Baldridge v. Hatcher

266 So. 2d 112 | Fla. Dist. Ct. App. | 1972

266 So. 2d 112 (1972)

James Randall BALDRIDGE, by His Next Friend, His Father, William J. Baldridge, Appellant,
v.
Robert HATCHER, D/B/a Hatcher's Garbage Disposal Service, Appellee.

No. 71-682.

District Court of Appeal of Florida, Second District.

July 19, 1972.

Allgood, McPherson & Cobb, New Port Richey, for appellant.

Dan C. Rasmussen of Delzar, Edwards & Martin, Port Richey, for appellee.

MANN, Judge.

Here we have the opposite case from Seaboard Coast Line Railroad Co. v. deJesus, 266 So. 2d 108. There a violation of an ordinary statute was alleged, and the jury was charged that if they found a violation that it constituted negligence per se. *113 Here the ground of liability is the employment by Hatcher of Randy Baldridge, age 14, to operate dangerous machinery on a garbage truck, in violation of Fla. Stat. § 450.061(1) (1971),[1] F.S.A. While operating the device which compresses garbage into the body of the truck, young Baldridge broke his finger.

The jury was charged, over plaintiff's objection, that violation of the statute was "evidence of negligence," substantially in accord with Standard Jury Instruction 4.11, 31 F.S.A., which in deJesus was found appropriate to the ordinary case.

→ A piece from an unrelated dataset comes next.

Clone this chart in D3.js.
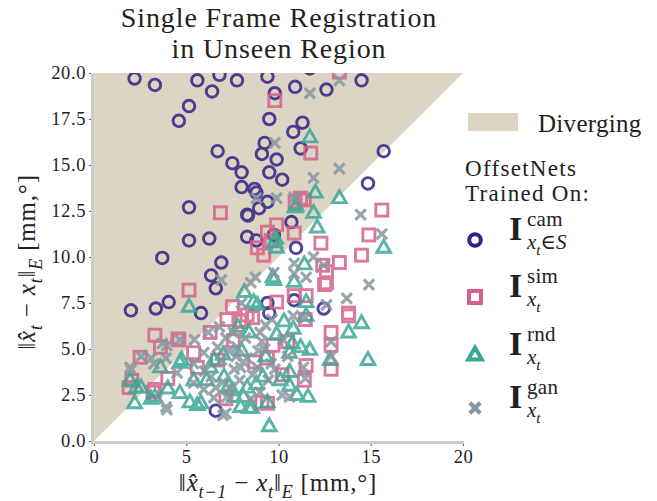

But this is no ordinary case. The legislature, in prohibiting the employment of minors to operate dangerous machinery, has imposed strict liability on the employer. In effect, the employment is said to be the act from which the injury follows as the foreseeable consequence. This places causation at an antecedent point, and the minor's contributory negligence in the operation of the machinery is no defense. The Third Edition of Prosser on Torts makes this point in at least four sections, at pages 202, 435, 436, 468 and 538. Our Supreme Court has made the point clear in Tampa Shipbuilding & Engineering Corp. v. Adams.[2] There the court upheld as sufficient a complaint whose essential allegations amount to the unlawful employment of a minor under sixteen, who was permitted to work in a foundry and workshop, where he attempted to operate an elevator, from which he either fell or, having become frightened, jumped. Tamiami Gun Shop v. Klein,[3] where the defendant unlawfully sold a firearm, is to like effect. In that case the purchaser and his buddies said he was over eighteen. A similar argument is made here. Randy Baldridge, though not then fifteen, weighed 210 pounds. This must raise precisely the point the legislature had in mind in protecting minors from certain inherently dangerous conduct. If size were the measure of maturity of judgment, King Kong could be President.

Reversed and remanded.

LILES, A.C.J., and HOBSON, J., concur.

NOTES

[1] 450.061 (1) No minor under sixteen years of age, whether such person's disabilities of nonage have been removed by marriage or otherwise, shall be employed, permitted or suffered to work in the following occupations:

(a) In connection with power-driven machinery, except power mowers with cutting blades twenty-four inches or less;

[2] 1938, 132 Fla. 419, 181 So. 403.